Mr Man
World's Worst FASTPASS strategist
- Joined
- Aug 14, 2007
- Messages
- 3,861
You can call Manhattan an evacuation if you like, in the same way that office building is said to be evacuated when there is a gas leak. But a true emergency evacuation involves trying to EMPTY a place, and no one emptied Manhattan on 9/11. People who lived in the borough went home; no one told them to pack up their children and Grandma's china and walk to New Jersey. To me the presence of children and the infirm makes all the difference; they have to be carried out by someone. Also, being evacuated generally means NOT knowing exactly where you are going when you leave, which makes a huge difference, too.
New Orleans WAS evacuated before Katrina, with absolutely remarkable efficiency, too. The official evacuation started on Saturday at 8 am, and in the 36 hours of contraflow traffic management, 1 million people left the city, even though the Corps of Engineers had predicted that would take nearly 72 hours. That's really an impressive figure, because if you've ever driven in NOLA, you know that there are only a couple of ways in or out, and I-10 tends to have some really notorious bottlenecks on the west side of town.
Add to that the numbers of people who left at other times, and those who "vertically evacuated" to high-rise hotels, and there really were comparatively few people left directly in the path of the flood, thank God.

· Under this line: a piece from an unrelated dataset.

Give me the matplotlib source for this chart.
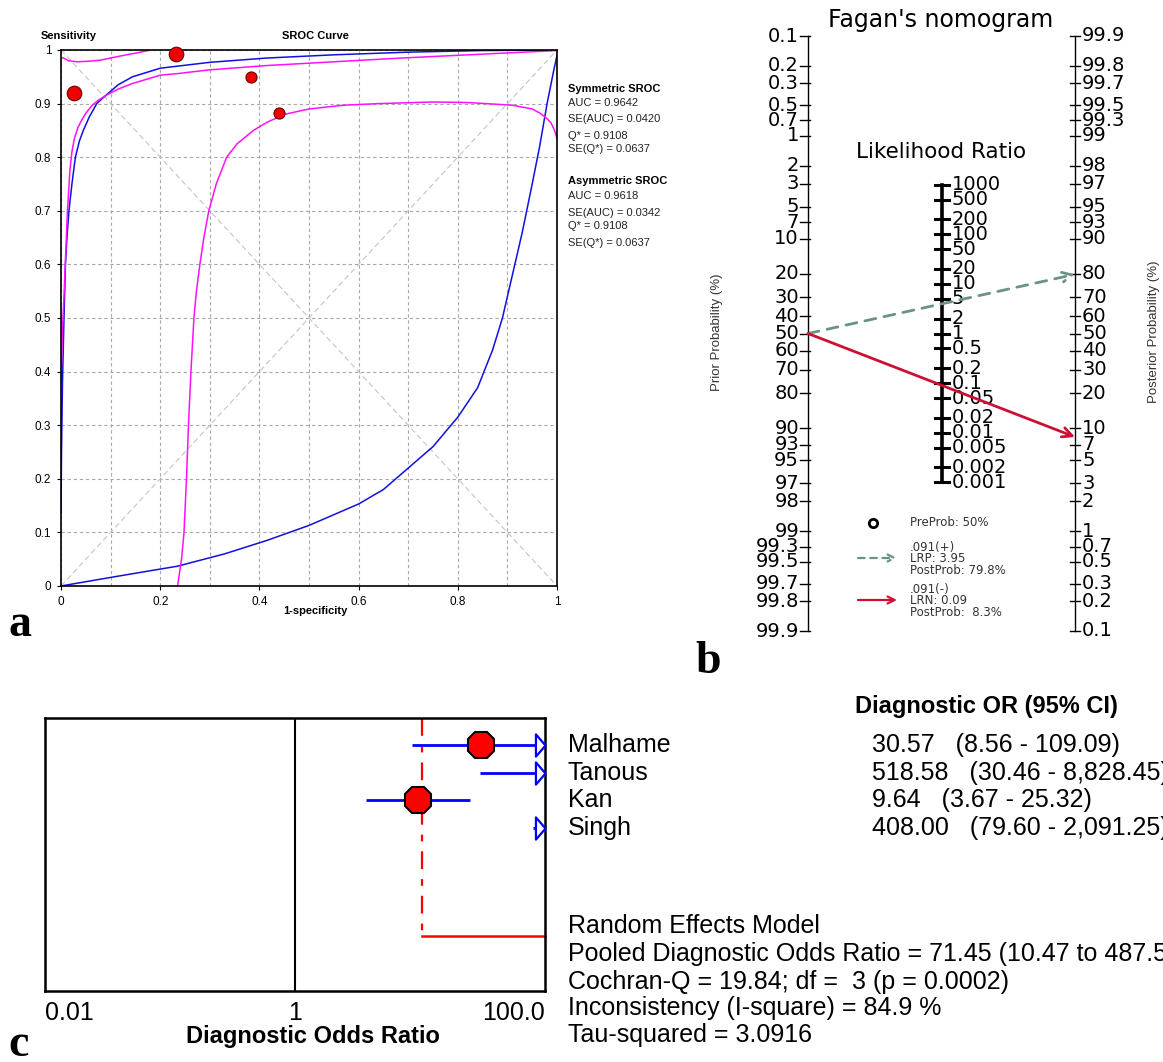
import numpy as np
import matplotlib
matplotlib.use("Agg")
import matplotlib.pyplot as plt
from matplotlib.path import Path
from matplotlib.ticker import NullLocator

W, H = 1163, 1062

# ---------------- Panel a : SROC data ----------------
sym_x = [0, 0.001, 0.003, 0.006, 0.009, 0.012, 0.016, 0.022, 0.029, 0.037, 0.045, 0.057, 0.072, 0.09,
         0.115, 0.144, 0.2, 0.3, 0.415, 0.55, 0.7, 0.85, 1.0]
sym_y = [0.136, 0.25, 0.38, 0.5, 0.6, 0.65, 0.7, 0.75, 0.8, 0.83, 0.85, 0.875, 0.9, 0.915,
         0.935, 0.95, 0.966, 0.977, 0.985, 0.991, 0.996, 0.999, 1.0]
sym_band_x = [0, 0.003, 0.006, 0.009, 0.013, 0.018, 0.022, 0.027, 0.034, 0.041, 0.05, 0.063, 0.075,
              0.09, 0.115, 0.144, 0.2, 0.235, 0.3, 0.415, 0.55, 0.686, 0.866, 1.0]
sym_band_y = [0.38, 0.48, 0.54, 0.61, 0.7, 0.776, 0.81, 0.835, 0.855, 0.868, 0.882, 0.897, 0.906,
              0.915, 0.927, 0.9375, 0.953, 0.956, 0.963, 0.971, 0.978, 0.985, 0.993, 0.999]
top_band_x = [0, 0.005, 0.015, 0.032, 0.055, 0.079, 0.105, 0.132, 0.155, 0.176]
top_band_y = [0.986, 0.985, 0.98, 0.978, 0.979, 0.981, 0.986, 0.991, 0.995, 0.999]
asym_x = [0, 0.1, 0.235, 0.33, 0.415, 0.5, 0.6, 0.65, 0.7, 0.75, 0.8, 0.84, 0.87, 0.89, 0.91, 0.93,
          0.95, 0.965, 0.98, 0.993, 1.0]
asym_y = [0, 0.016, 0.037, 0.06, 0.085, 0.113, 0.153, 0.18, 0.22, 0.26, 0.315, 0.37, 0.44, 0.5, 0.58,
          0.66, 0.75, 0.82, 0.9, 0.96, 0.99]
asym_band_x = [0.235, 0.243, 0.248, 0.253, 0.257, 0.262, 0.268, 0.273, 0.28, 0.288, 0.298, 0.313,
               0.334, 0.355, 0.388, 0.415, 0.451, 0.5, 0.57, 0.64, 0.75, 0.82, 0.91, 0.95, 0.966,
               0.98, 0.988, 0.995, 1.0]
asym_band_y = [0, 0.05, 0.1, 0.2, 0.3, 0.4, 0.5, 0.55, 0.6, 0.65, 0.7, 0.75, 0.8, 0.825, 0.85, 0.865,
               0.88, 0.89, 0.897, 0.9, 0.903, 0.902, 0.897, 0.89, 0.882, 0.872, 0.864, 0.85, 0.835]
study_fpr = [0.027, 0.232, 0.384, 0.44]
study_tpr = [0.919, 0.993, 0.95, 0.882]
a_xtick_labels = ["0", "0.2", "0.4", "0.6", "0.8", "1"]
a_ytick_labels = ["0", "0.1", "0.2", "0.3", "0.4", "0.5", "0.6", "0.7", "0.8", "0.9", "1"]
sym_stats = ["AUC = 0.9642", "SE(AUC) = 0.0420", "Q* = 0.9108", "SE(Q*) = 0.0637"]
asym_stats = ["AUC = 0.9618", "SE(AUC) = 0.0342", "Q* = 0.9108", "SE(Q*) = 0.0637"]

# ---------------- Panel b : Fagan nomogram ----------------
prior_ticks = [0.1, 0.2, 0.3, 0.5, 0.7, 1, 2, 3, 5, 7, 10, 20, 30, 40, 50, 60, 70, 80, 90, 93, 95, 97, 98, 99, 99.3, 99.5, 99.7, 99.8, 99.9]
post_ticks = [99.9, 99.8, 99.7, 99.5, 99.3, 99, 98, 97, 95, 93, 90, 80, 70, 60, 50, 40, 30, 20, 10, 7, 5, 3, 2, 1, 0.7, 0.5, 0.3, 0.2, 0.1]
lr_ticks = [1000, 500, 200, 100, 50, 20, 10, 5, 2, 1, 0.5, 0.2, 0.1, 0.05, 0.02, 0.01, 0.005, 0.002, 0.001]
prior_prob = 50.0
lr_pos, post_pos = 3.95, 79.8
lr_neg, post_neg = 0.09, 8.3

# ---------------- Panel c : forest plot ----------------
studies = ["Malhame", "Tanous", "Kan", "Singh"]
dor = [30.57, 518.58, 9.64, 408.00]
dor_lo = [8.56, 30.46, 3.67, 79.60]
dor_hi = [109.09, 8828.45, 25.32, 2091.25]
pooled_dor, pooled_lo, pooled_hi = 71.45, 10.47, 487.59
summary_lines = ["Random Effects Model",
                 "Pooled Diagnostic Odds Ratio = 71.45 (10.47 to 487.59)",
                 "Cochran-Q = 19.84; df =  3 (p = 0.0002)",
                 "Inconsistency (I-square) = 84.9 %",
                 "Tau-squared = 3.0916"]
c_tick_vals = [0.01, 1, 100]
c_tick_labels = ["0.01", "1", "100.0"]


def fx(px):
    return px / W


def fy(py):
    return 1 - py / H


fig = plt.figure(figsize=(W / 100, H / 100), dpi=100)
fig.patch.set_facecolor("white")
SANS = "Liberation Sans"
WIDE = "DejaVu Sans"

# =================== Panel a ===================
ax_a = fig.add_axes([fx(61), fy(586), (557 - 61) / W, (586 - 50) / H])
ax_a.set_xlim(0, 1)
ax_a.set_ylim(0, 1)
ax_a.set_xticks(np.linspace(0, 1, len(a_xtick_labels)))
ax_a.set_xticklabels(a_xtick_labels)
ax_a.set_xticks(np.arange(0.1, 1.0, 0.2), minor=True)
ax_a.set_yticks(np.linspace(0, 1, len(a_ytick_labels)))
ax_a.set_yticklabels(a_ytick_labels)
ax_a.grid(True, which="both", color="#a8a8a8", linestyle=(0, (3, 2.5)), linewidth=0.8)
ax_a.tick_params(which="major", length=3, width=0.8, labelsize=8.5, pad=4)
ax_a.tick_params(which="minor", length=0)
for lab in ax_a.get_xticklabels() + ax_a.get_yticklabels():
    lab.set_family(SANS)
for s in ax_a.spines.values():
    s.set_linewidth(1.2)
ax_a.plot([0, 1], [0, 1], color="#c4c4c4", linestyle=(0, (5, 3)), lw=0.8)
ax_a.plot([0, 1], [1, 0], color="#c4c4c4", linestyle=(0, (5, 3)), lw=0.8)
ax_a.plot(sym_x, sym_y, color="#1010e0", lw=1.1)
ax_a.plot(asym_x, asym_y, color="#1010e0", lw=1.1)
ax_a.plot(sym_band_x, sym_band_y, color="#ff10ff", lw=1.1)
ax_a.plot(top_band_x, top_band_y, color="#ff10ff", lw=1.1)
ax_a.plot(asym_band_x, asym_band_y, color="#ff10ff", lw=1.1)
pt_sizes = [10.5, 10.5, 8, 8]
for xv, yv, ms in zip(study_fpr, study_tpr, pt_sizes):
    ax_a.plot(xv, yv, "o", ms=ms, color="#ee0000", mec="#700000", mew=0.8, clip_on=False, zorder=5)

# =================== Panel b ===================
L = np.log(999.0)  # logit(0.999)
ax_b = fig.add_axes([fx(808), fy(631), 267 / W, 595 / H])
ax_b.set_xlim(0, 1)
ax_b.set_ylim(-L, L)
ax_b.axis("off")
pxu = 1.0 / 267


def logit(p):
    return np.log(p / (1 - p))


ax_b.plot([0, 0], [-L, L], color="black", lw=1.0, clip_on=False)
ax_b.plot([1, 1], [-L, L], color="black", lw=1.0, clip_on=False)
for p in prior_ticks:
    y = -logit(p / 100)
    ax_b.plot([-8 * pxu, 2 * pxu], [y, y], color="black", lw=1.0, clip_on=False)
    ax_b.text(-9 * pxu, y, f"{p:g}", ha="right", va="center", fontsize=14, family=WIDE, color="black")
for p in post_ticks:
    y = logit(p / 100)
    ax_b.plot([1 - 5 * pxu, 1 + 5 * pxu], [y, y], color="black", lw=1.0, clip_on=False)
    ax_b.text(1 + 7 * pxu, y, f"{p:g}", ha="left", va="center", fontsize=14, family=WIDE, color="black")
lr_y = [np.log(v) / 2 for v in lr_ticks]
ax_b.plot([0.5, 0.5], [min(lr_y), max(lr_y)], color="black", lw=2.6, clip_on=False)
for v, y in zip(lr_ticks, lr_y):
    ax_b.plot([0.5 - 7 * pxu, 0.5 + 7 * pxu], [y, y], color="black", lw=2.2, clip_on=False)
    ax_b.text(0.5 + 10 * pxu, y, f"{v:g}", ha="left", va="center", fontsize=14, family=WIDE, color="black")

green = "#6b9384"
red = "#cc1035"
ax_b.annotate("", xy=(1, logit(post_pos / 100)), xytext=(0, -logit(prior_prob / 100)),
              arrowprops=dict(arrowstyle="->,head_length=0.7,head_width=0.35", color=green, lw=2,
                              linestyle=(0, (4, 3)), shrinkA=0, shrinkB=0), annotation_clip=False)
ax_b.annotate("", xy=(1, logit(post_neg / 100)), xytext=(0, -logit(prior_prob / 100)),
              arrowprops=dict(arrowstyle="->,head_length=0.7,head_width=0.35", color=red, lw=2,
                              shrinkA=0, shrinkB=0), annotation_clip=False)

# =================== Panel c ===================
xmin, xmax = c_tick_vals[0], c_tick_vals[-1]
row_px = 27.7
ax_c = fig.add_axes([fx(45), fy(991), (545 - 45) / W, (991 - 718) / H])
ax_c.set_xscale("log")
ax_c.set_xlim(xmin, xmax)
top_row = -(745 - 718) / row_px
bot_row = (991 - 745) / row_px
ax_c.set_ylim(bot_row, top_row)
ax_c.set_yticks([])
ax_c.set_xticks(c_tick_vals)
ax_c.set_xticklabels(c_tick_labels)
ax_c.xaxis.set_minor_locator(NullLocator())
ax_c.tick_params(axis="x", length=0, pad=7, labelsize=18)
xl = ax_c.get_xticklabels()
for lab in xl:
    lab.set_family(SANS)
xl[0].set_ha("left")
xl[-1].set_ha("right")
for s in ax_c.spines.values():
    s.set_linewidth(1.8)
ax_c.axvline(1, color="black", lw=1.5)

pooled_row = (936 - 745) / row_px
ax_c.plot([pooled_lo, pooled_lo], [top_row, pooled_row], color="#ff0000", lw=1.6,
          linestyle=(0, (8, 4.5, 3, 4.5)))
ax_c.plot([pooled_lo, xmax], [pooled_row, pooled_row], color="#ff0000", lw=1.8, clip_on=False)

tri = Path([(-0.86, -1), (0, 0), (-0.86, 1), (-0.86, -1)],
           [Path.MOVETO, Path.LINETO, Path.LINETO, Path.CLOSEPOLY])
for i, (d, lo, hi) in enumerate(zip(dor, dor_lo, dor_hi)):
    ax_c.plot([max(lo, xmin), min(hi, xmax)], [i, i], color="#0000ff", lw=2, solid_capstyle="butt")
    if xmin <= d <= xmax:
        ax_c.plot(d, i, marker="8", ms=21, color="#ff0000", mec="black", mew=1.5, zorder=5)
    if hi > xmax:
        ax_c.plot(xmax, i, marker=tri, ms=16, mfc="white", mec="#0000ff", mew=1.6, clip_on=False, zorder=6)

# =================== Overlay (text in pixel coords) ===================
ov = fig.add_axes([0, 0, 1, 1])
ov.set_xlim(0, W)
ov.set_ylim(H, 0)
ov.axis("off")

# panel a texts
ov.text(41, 36, "Sensitivity", fontsize=8, fontweight="bold", family=SANS, va="center", ha="left")
ov.text(315, 36, "SROC Curve", fontsize=8, fontweight="bold", family=SANS, va="center", ha="center")
ov.text(315, 611, "1-specificity", fontsize=8, fontweight="bold", family=SANS, va="center", ha="center")
ov.text(568, 89, "Symmetric SROC", fontsize=8, fontweight="bold", family=SANS, va="center", ha="left")
for yy, t in zip([103, 119, 136, 149], sym_stats):
    ov.text(568, yy, t, fontsize=8, family=SANS, va="center", ha="left", color="#222222")
ov.text(568, 181, "Asymmetric SROC", fontsize=8, fontweight="bold", family=SANS, va="center", ha="left")
for yy, t in zip([196, 213, 226, 243], asym_stats):
    ov.text(568, yy, t, fontsize=8, family=SANS, va="center", ha="left", color="#222222")

# panel b texts
ov.text(941, 20, "Fagan's nomogram", fontsize=17, family=WIDE, ha="center", va="center")
ov.text(941, 152, "Likelihood Ratio", fontsize=15.5, family=WIDE, ha="center", va="center")
ov.text(717, 332, "Prior Probability (%)", fontsize=9.5, family=SANS, rotation=90,
        ha="center", va="center", color="#333333")
ov.text(1154, 332, "Posterior Probability (%)", fontsize=9.5, family=SANS, rotation=90,
        ha="center", va="center", color="#333333")
ov.plot(873, 523, "o", ms=6, mfc="white", mec="black", mew=2)
ov.text(910, 523, f"PreProb: {prior_prob:g}%", fontsize=8.5, family=WIDE, va="center", color="#333333")
ov.annotate("", xy=(897, 558), xytext=(858, 558),
            arrowprops=dict(arrowstyle="->,head_length=0.5,head_width=0.25", color=green, lw=1.6,
                            linestyle=(0, (3, 2.5)), shrinkA=0, shrinkB=0))
ov.text(910, 548, ".091(+)", fontsize=8.5, family=WIDE, va="center", color="#333333")
ov.text(910, 559, f"LRP: {lr_pos:g}", fontsize=8.5, family=WIDE, va="center", color="#333333")
ov.text(910, 570, f"PostProb: {post_pos:g}%", fontsize=8.5, family=WIDE, va="center", color="#333333")
ov.annotate("", xy=(897, 600), xytext=(858, 600),
            arrowprops=dict(arrowstyle="->,head_length=0.5,head_width=0.25", color=red, lw=1.6,
                            shrinkA=0, shrinkB=0))
ov.text(910, 590, ".091(-)", fontsize=8.5, family=WIDE, va="center", color="#333333")
ov.text(910, 601, f"LRN: {lr_neg:g}", fontsize=8.5, family=WIDE, va="center", color="#333333")
ov.text(910, 612, f"PostProb:  {post_neg:g}%", fontsize=8.5, family=WIDE, va="center", color="#333333")

# panel c texts
ov.text(986, 706, "Diagnostic OR (95% CI)", fontsize=17, fontweight="bold", family=SANS,
        ha="center", va="center")
for i, (nm, d, lo, hi) in enumerate(zip(studies, dor, dor_lo, dor_hi)):
    yy = 745 + i * row_px
    ov.text(568, yy, nm, fontsize=18, family=SANS, va="center", ha="left")
    ov.text(872, yy, f"{d:.2f}   ({lo:,.2f} - {hi:,.2f})", fontsize=18, family=SANS,
            va="center", ha="left")
for yy, t in zip([926, 954, 982, 1008, 1035], summary_lines):
    ov.text(568, yy, t, fontsize=18, family=SANS, va="center", ha="left")
ov.text(313, 1037, "Diagnostic Odds Ratio", fontsize=17, fontweight="bold", family=SANS,
        ha="center", va="center")

# panel letters
ov.text(8, 625, "a", fontsize=33, fontweight="bold", family="Liberation Serif", va="center", ha="left")
ov.text(695, 662, "b", fontsize=33, fontweight="bold", family="Liberation Serif", va="center", ha="left")
ov.text(8, 1045, "c", fontsize=33, fontweight="bold", family="Liberation Serif", va="center", ha="left")

fig.savefig("out.png", dpi=100)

Also, there were a lot of holdouts who initially managed OK in the flood, getting up to the second floor of their homes with enough food and water to last awhile. However, with no way to contact the outside world and afraid for their lives to try to go out because of what they were hearing on their radios, many of them eventually succumbed to dehydration or the heat. A LOT of the troopers who went in and found people dead in their homes found evidence that they had been alive after the flood. Most of the rest got out eventually via rescue. The breach in the 17th St. Canal wasn't sealed until September 10th, 12 days after the hurricane hit.
Makes sense to me (and to Eclectic, consider the nit picked
) I can see the similarities in the numbers of people who evacuated in the different scenarios discussed. Timescales and affected areas (geography) are obviously different for all three.I see it like this:
Katrina- Mandatory evacuation- had 2-3 days advance notice (stay behinds had a rough time tm all rights reserved).
CA- Emergency evacuation. 30 minutes advance notice in some cases up to 2 hours (stay behinds are likely dead).
9/11- Voluntary evacuation. Towers fell in 2 hours approx (stay behinds watched the carnage on TV or went out in the streets and helped).
Regards,

Believe me, I am just as pissed at the individual, state, and local response . But that does not diminish my disgust for the federal response.